I’ve never been more excited to be a Mobilian than I am right now. The amount of energy in the air only rivals the pollen. If you can’t feel this almost overwhelming momentum, you aren’t standing in the right place.

And judging by the reported fantastic turnout at the city’s first long-range planning meeting on Monday night, March 30, people aren’t just feeling the energy, they are creating it. City leaders and planners with Goodwyn, Mills and Cawood and Planning Next gathered suggestions from the packed house at Government Street Baptist on what they would like to see happen in the Port and/or Azalea City. The planners reminded attendees to think about what makes Mobile unique.

“Mobile should be Mobile. What visitors and youth are looking for is uniqueness,” said Jamie Greene of Planning Next.

We have no shortage of things that make us just that. Mardi Gras, the bay, our oaks, beautiful architecture both in downtown and in the historic neighborhoods, our port, the Crichton Leprechaun, and of course, as is abundantly apparent right now, our azaleas.

Last week, Mayor Sandy Stimpson, along with members of Keep Mobile Beautiful announced the revitalization of the Azalea Trail with three routes that include a Downtown/Midtown Trail, a Springhill/University Trail and a Sky Ranch/Cottage Hill Trail. The trails will be marked with new signage, and maps will be available at Keep Mobile Beautiful, the Chamber and Mobile Botanical Gardens.

I’ll admit this was a part of Mobile history I was largely ignorant of until fairly recently. When I moved to Mobile in the mid-‘90s, I thought “The Azalea Trail” just refereed to the run, even dumbly presuming the pink line along the roadways was for the runners to follow. Doh! Don’t tell anyone that, please.

Most of you probably already know this, but for transplants like me, according to every Azalea Trail Maid in town, this was actually started in the late 1920s by the Mobile Jaycees and Mobile horticulturist Sam Lackland, who embarked on a beautification project by planting azaleas on all of the major thoroughfares and in our parks, while also encouraging homeowners to plant them on their properties.

Out of this sprung the Azalea Trail Court, which got so popular girls from surrounding states were vying for a spot on it. (I mean, with those dresses, can you blame them?) Eventually, the court was limited to Mobile County ladies and Junior Miss sprung out of it for the out-of-staters. And of course, that national scholarship program has also evolved into another uniquely Mobile event. Who knew a flower could be responsible for so much?

I have also read accounts that there used to be a big “opening day” for the Trail and people from far and wide would drive to see the full-on azalea explosion.

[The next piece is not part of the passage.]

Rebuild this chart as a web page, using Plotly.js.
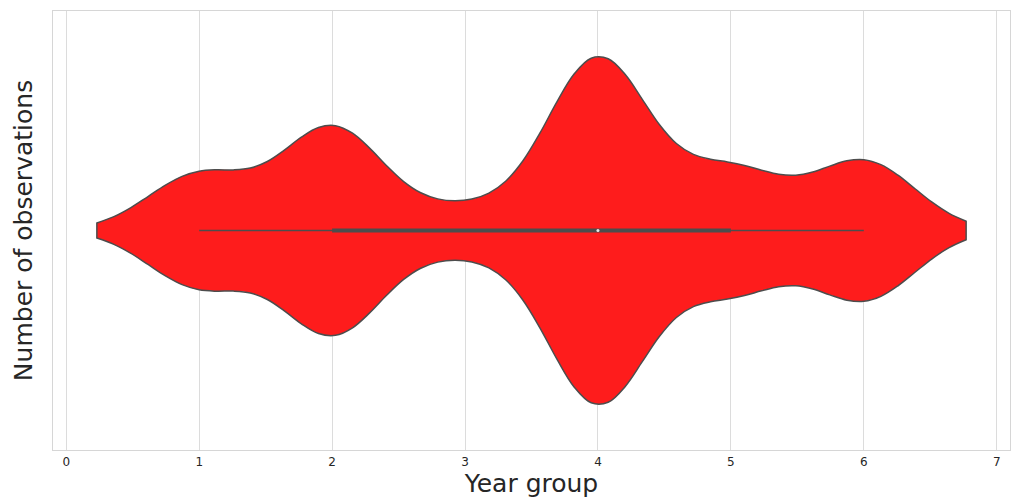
<!DOCTYPE html>
<html>
<head>
<meta charset="utf-8">
<script src="https://cdn.plot.ly/plotly-3.0.1.min.js"></script>
<style>html,body{margin:0;padding:0;background:#fff;}#chart{width:1014px;height:498px;}</style>
</head>
<body>
<div id="chart"></div>
<script>
const yearGroups = [1, 2, 3, 4, 5, 6];
const counts = [56, 103, 21, 172, 60, 69];
const xTicks = [0, 1, 2, 3, 4, 5, 6, 7];

// Expand to raw observations
const obs = [];
yearGroups.forEach((g, i) => { for (let k = 0; k < counts[i]; k++) obs.push(g); });
obs.sort((a, b) => a - b);

function quantile(arr, q) {
  const pos = (arr.length - 1) * q;
  const lo = Math.floor(pos), hi = Math.ceil(pos);
  return arr[lo] + (arr[hi] - arr[lo]) * (pos - lo);
}
const q1 = quantile(obs, 0.25), med = quantile(obs, 0.5), q3 = quantile(obs, 0.75);
const iqr = q3 - q1;
const wLo = Math.min(...obs.filter(v => v >= q1 - 1.5 * iqr));
const wHi = Math.max(...obs.filter(v => v <= q3 + 1.5 * iqr));

const edge = '#4d4d4d';
const traces = [
  {
    type: 'violin', orientation: 'h', x: obs, y0: 0,
    bandwidth: 0.385, spanmode: 'soft', scalemode: 'width', width: 0.785,
    fillcolor: '#fe1c1c', opacity: 1,
    line: {color: edge, width: 1.5},
    points: false, box: {visible: false}, meanline: {visible: false},
    hoverinfo: 'skip', showlegend: false
  },
  {type: 'scatter', mode: 'lines', x: [wLo, wHi], y: [0, 0],
   line: {color: edge, width: 1.3}, hoverinfo: 'skip', showlegend: false},
  {type: 'scatter', mode: 'lines', x: [q1, q3], y: [0, 0],
   line: {color: edge, width: 4}, hoverinfo: 'skip', showlegend: false},
  {type: 'scatter', mode: 'markers', x: [med], y: [0],
   marker: {color: '#e8e8e8', size: 3, line: {width: 0}}, hoverinfo: 'skip', showlegend: false}
];

const layout = {
  width: 1014, height: 498,
  margin: {l: 53, r: 4, t: 11, b: 48},
  paper_bgcolor: '#ffffff', plot_bgcolor: '#ffffff',
  font: {family: 'DejaVu Sans', color: '#262626'},
  showlegend: false,
  xaxis: {
    range: [-0.1, 7.1], tickmode: 'array', tickvals: xTicks, ticktext: xTicks.map(String),
    showgrid: true, gridcolor: '#dcdcdc', gridwidth: 1, zeroline: false,
    showline: true, linecolor: '#d6d6d6', linewidth: 1.2, mirror: true,
    ticks: '', tickfont: {size: 12, color: '#262626'},
    title: {text: 'Year group', font: {size: 25, color: '#262626'}, standoff: 5}
  },
  yaxis: {
    range: [0.5, -0.5], showticklabels: false, showgrid: false, zeroline: false,
    showline: true, linecolor: '#d6d6d6', linewidth: 1.2, mirror: true, ticks: '',
    title: {text: 'Number of observations', font: {size: 25, color: '#262626'}, standoff: 12}
  }
};

Plotly.newPlot('chart', traces, layout, {displayModeBar: false, staticPlot: true});
</script>
</body>
</html>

I am so thrilled Keep Mobile Beautiful and their committee is working to revitalize the Azalea Trail, as those beautiful bushes really are one of the things that make us so unique. And I think it’s another idea we can build on for our long-range plan.

How cool would a new “opening day” be? Trollies manned (or I guess wo-manned) by Trail Maids could run tourists and locals alike up and down the trails, which would actually serve to unite different parts of town from LoDa to MiMo to WeMo. And lord knows we love a good party here. People and businesses all along the trail could host their own soirees dedicated to the azalea. Ladies would flood the stores to get their “opening day dresses.” Azalea-colored cocktails would be served, dahlin’ but BYOZ (Bring Your Own Zyrtec).

But seriously, each morning as I drive down Springhill Avenue by the Bragg Mitchell mansion on my way to work and see their azaleas in full splendor, I am reminded just what a magical place we are fortunate enough to call home. This beautiful Azalea City.

And I think it is time to FULLY embrace the bush so many are proud to say they were born under. Or like me, dropped underneath some time after birth.

I know Mobile has always had dueling nicknames, as many cities do. And I certainly realize the utmost importance of our port. It was largely responsible for this city’s birth. I heart you port, I really, really do. But just thinking visually, when you say “The Port City,” images of cranes and ships and container terminals come to mind and though important for commerce, they aren’t exactly things the average visitor wants to go hang around. You say “The Azalea City” and it’s all sunshine and well, azaleas.

Honestly, I think the Port City moniker has gained more traction over the years simply because there are most alliterative possibilities: Port City Pacers, Port City Plumbing and even in this paper, Port City Premonitions.

And I’m not saying we ditch “The Port City” entirely. Have our economic development teams sing the praises of our spectacular port on every trip they make. But when it comes to marketing and tourism campaigns, I say it’s time to make “The Azalea City” our go-to choice.

When you really think about it, “The Port City” only represents one incredible aspect of our great community. But you can travel to every neighborhood in the city of Mobile, each with their own “unique” characteristics, and they still all have one thing in common; the azalea. I don’t care which zip code you are in, you’re going to find one. It really is more than just our flower. It is a symbol for One Mobile and for the many incredible things we hope are soon to blossom.